Kıymetli yavrum, bir toplumda yaşıyoruz. Her çeşit insan var bu toplumda. Bütün mesele hayatımızı insanca, efendice, temiz bir şekilde yaşayabilmek. Biz bu dünyaya Rabbimizi bulmaya geldik. Her an ayrı bir imtihan içindeyiz. Deneniyoruz. Bir imtihan bitiyor, arkasından yenisi başlıyor. Ve bu durum son nefesimizi verinceye kadar devam ediyor. Önemli olan yılmadan, bıkıp usanmadan sabırsızlık göstermeden yolumuza devam edebilmek. Gayet tabi hayatta karşımıza bizi seven, sayan insanlar da çıkacak, sevmeyenler de. Sevenlerin karşısında takındığımız tavrı sevmeyenlere de göstermemiz gerekiyor. Yunus Emre, “Bir çeşmeden akan su, acı, tatlı olmaya” diyor. Bu imtihanlardan Peygamberlerden, velilerden bile uzak kalan olmadı. Ama onlar son nefeslerine kadar kutsal görevlerine devam ettiler. Taif’de Peygamberimiz İslamın güzelliklerini, insana kazandırdığı değerleri anlatırken ne hakaretlere maruz kaldı, ne taşlar atıldı. Ayakları bile kan içinde kaldı. Ama yine de onlar için hayır dua etti. Mesele burada yavrum. Herşeye rağmen yolumuza devam edebilmek.
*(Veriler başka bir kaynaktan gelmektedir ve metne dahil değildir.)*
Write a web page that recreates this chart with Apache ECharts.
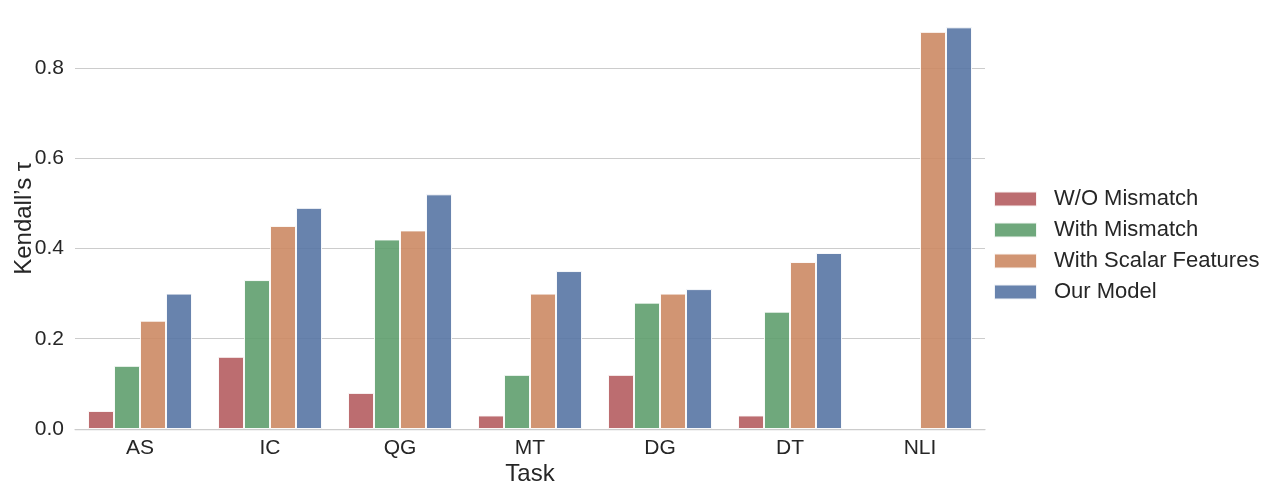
<!DOCTYPE html>
<html>
<head>
<meta charset="utf-8">
<script src="https://cdn.jsdelivr.net/npm/echarts@6/dist/echarts.min.js"></script>
<style>html,body{margin:0;padding:0;background:#fff;}#c{width:1278px;height:493px;}</style>
</head>
<body>
<div id="c"></div>
<script>
const categories = ['AS', 'IC', 'QG', 'MT', 'DG', 'DT', 'NLI'];
const seriesNames = ['W/O Mismatch', 'With Mismatch', 'With Scalar Features', 'Our Model'];
const woMismatch = [0.04, 0.16, 0.08, 0.03, 0.12, 0.03, null];
const withMismatch = [0.14, 0.33, 0.42, 0.12, 0.28, 0.26, null];
const withScalar = [0.24, 0.45, 0.44, 0.30, 0.30, 0.37, 0.88];
const ourModel = [0.30, 0.49, 0.52, 0.35, 0.31, 0.39, 0.89];
const yTicks = [0, 0.2, 0.4, 0.6, 0.8];

const colors = ['#B55D60', '#5F9E6E', '#CC8964', '#5875A4'];
const values = [woMismatch, withMismatch, withScalar, ourModel];
const font = '"Liberation Sans", Arial, sans-serif';
const textColor = '#262626';

const chart = echarts.init(document.getElementById('c'));
chart.setOption({
  animation: false,
  backgroundColor: '#fff',
  grid: { left: 75, right: 293, top: 7.5, bottom: 64, containLabel: false, outerBoundsMode: 'none' },
  legend: {
    orient: 'vertical',
    left: 988,
    top: 183,
    itemWidth: 43,
    itemHeight: 15,
    itemGap: 9,
    icon: 'rect',
    data: seriesNames,
    textStyle: { fontFamily: font, fontSize: 22, lineHeight: 22, color: textColor, padding: [0, 0, 0, 12] }
  },
  xAxis: {
    type: 'category',
    data: categories,
    name: 'Task',
    nameLocation: 'middle',
    nameGap: 33,
    nameMoveOverlap: false,
    nameTextStyle: { fontFamily: font, fontSize: 24, color: textColor },
    axisLine: { show: true, lineStyle: { color: '#cccccc', width: 1.25 } },
    axisTick: { show: false },
    axisLabel: { fontFamily: font, fontSize: 21, color: textColor, margin: 9 }
  },
  yAxis: {
    type: 'value',
    min: 0,
    max: 0.934,
    interval: 0.2,
    name: 'Kendall\u2019s \u03c4',
    nameLocation: 'middle',
    nameGap: 39,
    nameMoveOverlap: false,
    nameTextStyle: { fontFamily: font, fontSize: 24, color: textColor },
    axisLine: { show: false },
    axisTick: { show: false },
    axisLabel: {
      fontFamily: font, fontSize: 21, color: textColor, margin: 11,
      showMaxLabel: false,
      formatter: function (v) { return yTicks.some(t => Math.abs(t - v) < 1e-9) ? v.toFixed(1) : ''; }
    },
    splitLine: { show: true, lineStyle: { color: ['#cccccc', '#cccccc', '#cccccc', '#cccccc', '#cccccc', 'rgba(0,0,0,0)'], width: 1 } }
  },
  series: values.map((vals, i) => ({
    name: seriesNames[i],
    type: 'bar',
    data: vals,
    barGap: '0%',
    barCategoryGap: '20%',
    itemStyle: { color: colors[i], opacity: 0.9, borderColor: '#ffffff', borderWidth: 1 },
    emphasis: { disabled: true }
  }))
});
</script>
</body>
</html>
Ankara Gazi Lisesinde öğrenciyken müzik hocamız Sayın Faik Canselen Beyefendinin öğrettiği bir marş vardı, İleri Marşı. Kendi bestelemişti:
“Yürü, bu yol şeref, zafer yolu
Karşında bekliyor seni tanyeri
Yürü, atıl, devir karanlığı
Durma yürü, haydi ileri”
Hemen hergün bu marşı söylerim. Bizler de daha iyiye, daha güzele gidebilmek için elimizden geleni yapacağız. Madem ki ibadetlerin en güzeli insanları sevmek ve onlara hizmet etmek, başka ne bekliyoruz?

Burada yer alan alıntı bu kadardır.